Benchmark interest rates are 3.5 percent in Australia and 2.5 percent in New Zealand, compared with 0.1 percent in Japan and as low as zero in the U.S., attracting investors to the South Pacific nations’ higher-yielding assets.

Losses in the Australian dollar were tempered against the yen amid speculation Japanese investors will buy overseas assets in search of higher returns.

“It’s possible we’ll see Japanese demand for mutual funds,” said Lee Wai Tuck, a currency strategist at Forecast Pte in Singapore. “Currencies such as the Brazilian real, South African rand as well as the Aussie are quite popular.”

Finance companies in Japan are looking to raise 300 billion yen ($3.4 billion) for mutual funds focused on foreign assets today, according to data compiled by Bloomberg. Japanese investors bought 759.7 billion yen more overseas bonds and notes than they sold during the week ended Nov. 13, figures from the Finance Ministry showed in Tokyo yesterday.

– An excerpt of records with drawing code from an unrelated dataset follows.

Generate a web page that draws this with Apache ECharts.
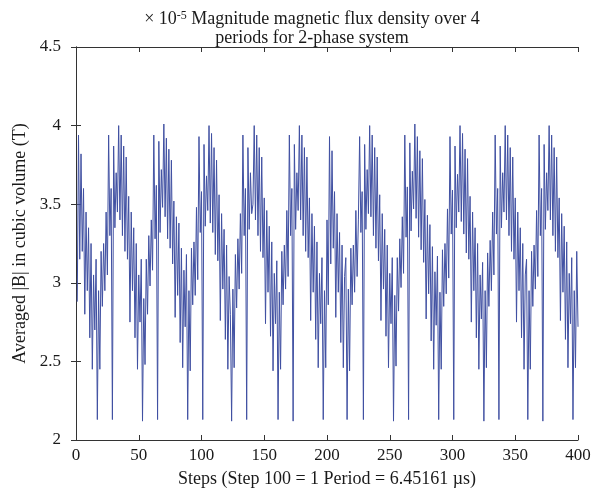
<!DOCTYPE html>
<html style="height: 100%">
<head>
    <meta charset="UTF-8">
    <title>Magnitude magnetic flux density</title>
    <script type="text/javascript" src="https://cdn.jsdelivr.net/npm/echarts@6/dist/echarts.min.js"></script>
</head>
<body style="height: 100%; margin: 0; background: #fff">
    <div id="container" style="width: 608px; height: 493px"></div>
    <script type="text/javascript">
        // averaged |B| (x 1e-5 T), steps 1..200 and 201..400
        var firstRun = [
            2.88, 3.94, 3.15, 3.82, 3.20, 3.60, 2.80, 3.45, 2.95, 3.35, 2.65, 3.25, 2.45, 3.05, 2.70, 3.15,
            2.13, 2.95, 2.45, 3.20, 2.85, 3.25, 2.95, 3.45, 3.05, 3.94, 3.30, 3.60, 2.13, 3.87, 3.35, 3.70, 3.45, 4.00,
            3.40, 3.94, 3.30, 3.87, 3.20, 3.80, 3.15, 3.55, 2.75, 3.45, 2.95, 3.35, 2.65, 3.25, 2.45, 3.05, 2.75, 3.15,
            2.12, 2.90, 2.48, 3.15, 2.80, 3.30, 2.98, 3.40, 3.08, 3.94, 3.28, 3.62, 2.13, 3.90, 3.32, 3.72, 3.48, 4.01,
            3.42, 3.92, 3.28, 3.85, 3.22, 3.78, 3.12, 3.52, 2.78, 3.42, 2.92, 3.38, 2.62, 3.22, 2.46, 3.08, 2.72, 3.18,
            2.13, 2.95, 2.44, 3.22, 2.86, 3.26, 2.92, 3.48, 3.02, 3.93, 3.32, 3.58, 2.13, 3.88, 3.36, 3.68, 3.46, 4.00,
            3.38, 3.95, 3.32, 3.86, 3.18, 3.78, 3.14, 3.56, 2.76, 3.44, 2.96, 3.34, 2.64, 3.24, 2.45, 3.04, 2.80,
            2.12, 2.96, 2.46, 3.18, 2.84, 3.28, 2.96, 3.44, 3.06, 3.94, 3.30, 3.60, 2.13, 3.86, 3.34, 3.70, 3.44, 3.50,
            4.00, 3.40, 3.94, 3.30, 3.86, 3.20, 3.80, 3.16, 3.54, 2.74, 3.46, 2.94, 3.36, 2.66, 3.26, 2.44, 3.06, 2.74, 3.14,
            2.13, 2.94, 2.45, 3.20, 2.86, 3.24, 2.96, 3.46, 3.04, 3.94, 3.30, 3.60, 2.12, 3.88, 3.34, 3.70, 3.46, 4.00,
            3.40, 3.94, 3.30, 3.86, 3.20, 3.80, 3.16, 3.54, 2.76, 3.44, 2.94, 3.36, 2.64, 3.26, 2.46, 3.06, 2.74, 3.16,
            2.13, 2.95, 2.46, 3.40
        ];
        var secondRun = [
            2.86, 3.93, 3.12, 3.84, 3.22, 3.58, 2.78, 3.44, 2.94, 3.32, 2.62, 3.24, 2.46, 3.04, 3.16,
            2.13, 2.96, 2.44, 3.22, 2.86, 3.24, 2.94, 3.46, 3.04, 3.40, 3.93, 3.32, 3.58,
            2.13, 3.88, 3.34, 3.72, 3.44, 4.00, 3.42, 3.94, 3.30, 3.86, 3.22, 3.80, 3.14, 3.56, 2.76, 3.44, 2.96, 3.34,
            2.66, 3.24, 2.46, 3.06, 2.74, 3.16,
            2.12, 2.92, 2.47, 3.16, 2.82, 3.28, 2.97, 3.42, 3.06, 3.94, 3.29, 3.61, 2.13, 3.89, 3.33, 3.71, 3.47, 4.01,
            3.41, 3.93, 3.29, 3.84, 3.21, 3.79, 3.13, 3.53, 2.77, 3.43, 2.93, 3.37, 2.63, 3.23, 2.45, 3.07, 2.73, 3.17,
            2.13, 2.94, 2.45, 3.21, 2.85, 3.25, 2.93, 3.47, 3.03, 3.93, 3.31, 3.59, 2.13, 3.87, 3.35, 3.69, 3.45, 4.00,
            3.39, 3.95, 3.31, 3.85, 3.19, 3.79, 3.15, 3.55, 2.75, 3.45, 2.95, 3.35, 2.65, 3.25, 2.45, 3.05, 2.77, 3.13,
            2.12, 2.95, 2.46, 3.19, 2.85, 3.27, 2.95, 3.45, 3.05, 3.94, 3.31, 3.60, 2.13, 3.87, 3.35, 3.70, 3.45, 4.00,
            3.40, 3.94, 3.30, 3.86, 3.20, 3.80, 3.15, 3.54, 2.75, 3.45, 2.95, 3.35, 2.65, 3.25, 2.45, 3.05, 3.15,
            2.13, 2.95, 2.45, 3.20, 2.85, 3.24, 2.96, 3.46, 3.04, 3.94, 3.30, 3.60, 2.12, 3.88, 3.34, 3.70, 3.46, 4.00,
            3.40, 3.94, 3.30, 3.86, 3.20, 3.80, 3.16, 3.54, 2.76, 3.44, 2.94, 3.36, 2.64, 3.26, 2.46, 3.06, 2.74, 3.16,
            2.13, 2.95, 2.46, 3.20, 2.72
        ];
        var xTicks = [0, 50, 100, 150, 200, 250, 300, 350, 400];
        var yTicks = [2, 2.5, 3, 3.5, 4, 4.5];

        var values = firstRun.concat(secondRun);
        var points = values.map(function (v, i) {
            return [i + 1, v];
        });

        var font = 'Liberation Serif, Times New Roman, serif';
        var textColor = '#1a1a1a';
        var axisColor = '#333';

        var myChart = echarts.init(document.getElementById('container'));

        var boxAxis = {
            axisLine: { show: true, lineStyle: { color: axisColor, width: 1 } },
            axisTick: { show: true, inside: true, length: 5, lineStyle: { color: axisColor } },
            splitLine: { show: false }
        };

        var option = {
            animation: false,
            backgroundColor: '#fff',
            title: {
                text: '× 10{sup|-5} Magnitude magnetic flux density over 4\nperiods for 2-phase system',
                left: 307,
                top: 5,
                textAlign: 'center',
                textStyle: {
                    fontFamily: font,
                    fontSize: 18,
                    fontWeight: 'normal',
                    color: textColor,
                    lineHeight: 19,
                    rich: {
                        sup: { fontFamily: font, fontSize: 12, color: textColor, padding: [0, 0, 8, 0] }
                    }
                }
            },
            grid: { left: 76, right: 30, top: 47, bottom: 53 },
            xAxis: [
                Object.assign({}, boxAxis, {
                    type: 'value',
                    min: xTicks[0],
                    max: xTicks[xTicks.length - 1],
                    interval: xTicks[1] - xTicks[0],
                    name: 'Steps (Step 100 = 1 Period = 6.45161 µs)',
                    nameLocation: 'middle',
                    nameGap: 30,
                    nameTextStyle: { fontFamily: font, fontSize: 18, color: textColor },
                    axisLabel: { fontFamily: font, fontSize: 17, color: textColor, margin: 7 }
                }),
                Object.assign({}, boxAxis, {
                    type: 'value',
                    position: 'top',
                    min: xTicks[0],
                    max: xTicks[xTicks.length - 1],
                    interval: xTicks[1] - xTicks[0],
                    axisLabel: { show: false }
                })
            ],
            yAxis: [
                Object.assign({}, boxAxis, {
                    type: 'value',
                    min: yTicks[0],
                    max: yTicks[yTicks.length - 1],
                    interval: yTicks[1] - yTicks[0],
                    name: 'Averaged |B| in cubic volume (T)',
                    nameLocation: 'middle',
                    nameGap: 46,
                    nameTextStyle: { fontFamily: font, fontSize: 18, color: textColor },
                    axisLabel: { fontFamily: font, fontSize: 17, color: textColor, margin: 15 }
                }),
                Object.assign({}, boxAxis, {
                    type: 'value',
                    position: 'right',
                    min: yTicks[0],
                    max: yTicks[yTicks.length - 1],
                    interval: yTicks[1] - yTicks[0],
                    axisLabel: { show: false }
                })
            ],
            series: [{
                type: 'line',
                data: points,
                showSymbol: false,
                symbol: 'none',
                lineStyle: { color: '#4050a2', width: 1 }
            }]
        };

        myChart.setOption(option);
    </script>
</body>
</html>
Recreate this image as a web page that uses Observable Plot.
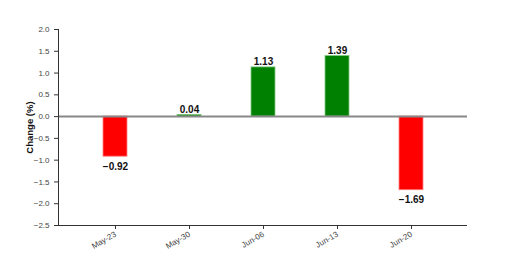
<!DOCTYPE html>
<html>
<head>
<meta charset="utf-8">
<script src="https://cdn.jsdelivr.net/npm/d3@7"></script>
<script src="https://cdn.jsdelivr.net/npm/@observablehq/plot@0.6"></script>
<style>
body { margin: 0; background: #fff; }
</style>
</head>
<body>
<div id="chart"></div>
<script>
const weeks = ["May-23", "May-30", "Jun-06", "Jun-13", "Jun-20"];
const changes = [-0.92, 0.04, 1.13, 1.39, -1.69];
const yTicks = [-2.5, -2.0, -1.5, -1.0, -0.5, 0.0, 0.5, 1.0, 1.5, 2.0];
const yTitle = "Change (%)";

const data = weeks.map((w, i) => ({ week: w, change: changes[i] }));
const pos = data.filter(d => d.change >= 0);
const neg = data.filter(d => d.change < 0);
const fmt = d3.format(".2f");

const chart = Plot.plot({
  width: 508,
  height: 265,
  marginLeft: 58,
  marginRight: 41,
  marginTop: 29,
  marginBottom: 40,
  style: { fontFamily: "Liberation Sans, Arial, sans-serif", background: "#fff" },
  x: { domain: weeks, paddingInner: 0.68, paddingOuter: 0.59, label: null },
  y: { domain: [-2.5, 2], label: null },
  marks: [
    Plot.barY(data, {
      x: "week", y: "change",
      fill: d => d.change >= 0 ? "green" : "red",
      stroke: d => d.change >= 0 ? "#7fc97f" : "#ff8080",
      strokeWidth: 0.8
    }),
    Plot.ruleY([0], { stroke: "#888", strokeWidth: 2 }),
    Plot.ruleY([-2.5], { stroke: "#333", strokeWidth: 1 }),
    Plot.frame({ anchor: "left", stroke: "#333" }),
    Plot.axisY({
      ticks: yTicks, tickFormat: d3.format(".1f"), tickSize: 4,
      fontSize: 8, fill: "#444", stroke: "#333", label: null
    }),
    Plot.axisX({
      tickRotate: -30, tickSize: 4, fontSize: 8, fill: "#444", stroke: "#333",
      label: null, tickPadding: 4
    }),
    Plot.text([yTitle], {
      frameAnchor: "left", textAnchor: "middle", dx: -29, rotate: -90, text: d => d,
      fontWeight: "bold", fontSize: 9.5, fill: "#111"
    }),
    Plot.text(pos, {
      x: "week", y: "change", text: d => fmt(d.change),
      dy: -2, lineAnchor: "bottom", fontWeight: "bold", fontSize: 10, fill: "#111"
    }),
    Plot.text(neg, {
      x: "week", y: "change", text: d => fmt(d.change).replace("-", "\u2212"),
      dy: 6, lineAnchor: "top", fontWeight: "bold", fontSize: 10, fill: "#111"
    })
  ]
});

document.getElementById("chart").appendChild(chart);
</script>
</body>
</html>
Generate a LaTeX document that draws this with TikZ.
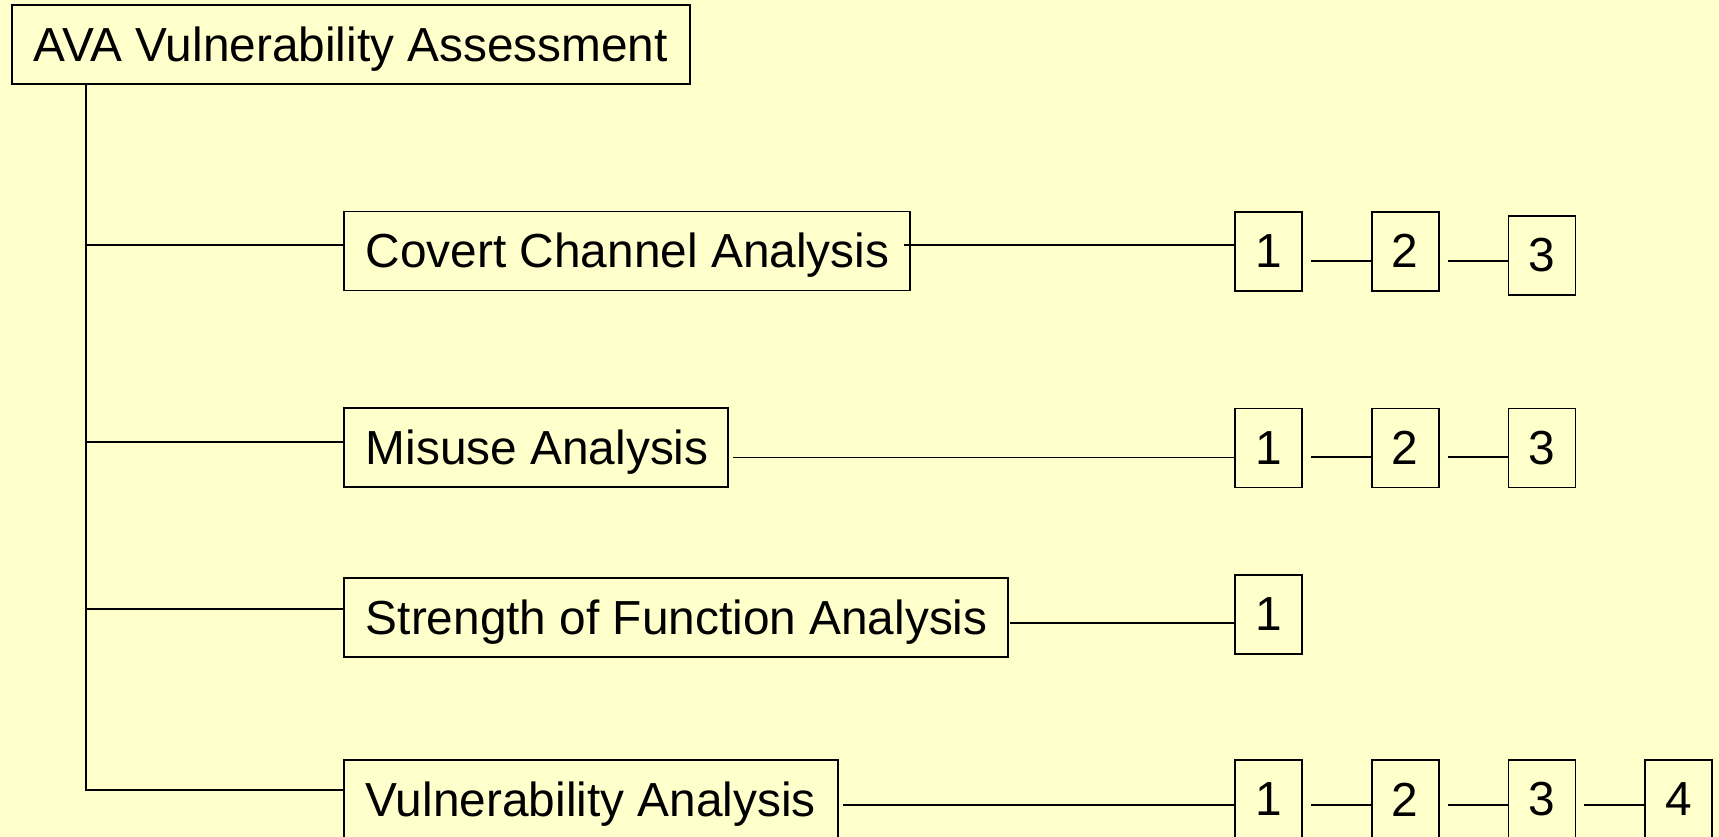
\documentclass[tikz,border=0pt]{standalone}
\usepackage{fontspec}
\setmainfont{Liberation Sans}
\usetikzlibrary{positioning}
\definecolor{paper}{RGB}{255,255,204}
\tikzset{
  box/.style={draw, line width=0.5pt, anchor=west, minimum height=0.79cm, inner xsep=0.22cm, inner ysep=0pt, text height=0.44cm, text depth=0.1cm},
  top/.style={box, anchor=north west},
  num/.style={draw, line width=0.5pt, minimum width=0.67cm, minimum height=0.79cm, inner sep=0pt},
  wire/.style={line width=0.5pt}
}
\newcommand\lbl[2]{\makebox[#1][l]{#2}}
\newcommand\link[4]{\draw[wire] ([xshift=#3cm,yshift=#4cm]#1.east) -- ([yshift=#4cm]#1.east -| #2.west);}

\begin{document}
\begin{tikzpicture}[font=\fontsize{13.6pt}{16pt}\selectfont, node distance=0.68cm]
\useasboundingbox (0,0) rectangle (17.19,-8.37);
\fill[paper] (0,0) rectangle (17.19,-8.37);

\node[top] (root) at (0.11,-0.04) {AVA Vulnerability Assessment};
\node[box] (cov) at (3.43,-2.51) {\lbl{5.22cm}{Covert Channel Analysis}};
\node[box] (mis) at (3.43,-4.475) {\lbl{3.40cm}{Misuse Analysis}};
\node[box] (str) at (3.43,-6.175) {\lbl{6.20cm}{Strength of Function Analysis}};
\node[box] (vul) at (3.43,-7.995) {\lbl{4.50cm}{Vulnerability Analysis}};

\node[num] (c1) at (12.685,-2.512) {1}; \node[num, right=of c1] (c2) {2}; \node[num, right=of c2, yshift=-0.04cm] (c3) {3};
\node[num] (m1) at (12.685,-4.48) {1}; \node[num, right=of m1] (m2) {2}; \node[num, right=of m2] (m3) {3};
\node[num] (s1) at (12.685,-6.145) {1};
\node[num] (v1) at (12.685,-7.995) {1}; \node[num, right=of v1] (v2) {2}; \node[num, right=of v2] (v3) {3}; \node[num, right=of v3] (v4) {4};

% tree
\coordinate (trunk) at ([xshift=0.75cm]root.south west);
\draw[wire] (trunk) |- ([yshift=0.095cm]vul.west);
\foreach \n/\d in {cov/0.06, mis/0.058, str/0.082}
  \draw[wire] ([yshift=\d cm]\n.west -| trunk) -- ([yshift=\d cm]\n.west);

% rows
\link{cov}{c1}{-0.07}{0.06} \link{c1}{c2}{0.08}{-0.1} \link{c2}{c3}{0.08}{-0.1}
\link{mis}{m1}{0.04}{-0.1} \link{m1}{m2}{0.08}{-0.093} \link{m2}{m3}{0.08}{-0.093}
\link{str}{s1}{0.01}{-0.052}
\link{vul}{v1}{0.045}{-0.055} \link{v1}{v2}{0.08}{-0.055} \link{v2}{v3}{0.08}{-0.055} \link{v3}{v4}{0.08}{-0.055}
\end{tikzpicture}
\end{document}
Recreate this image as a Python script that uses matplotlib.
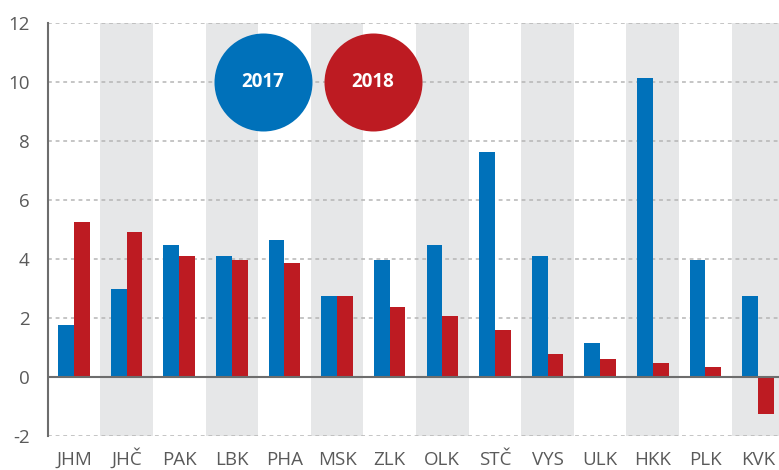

Australian government bonds rose. The yield on the 10-year note fell five basis points, or 0.05 percentage point, to 5.41 percent, and touched the lowest since Oct. 14, according to data compiled by Bloomberg. The price of the 5.25 percent security due in March 2019 climbed 0.333, or A$3.33 per A$1,000 face amount, to 98.891.

New Zealand’s two-year swap rate, a fixed payment made to receive floating rates, which is sensitive to interest-rate expectations, rose two basis points to 4.34 percent.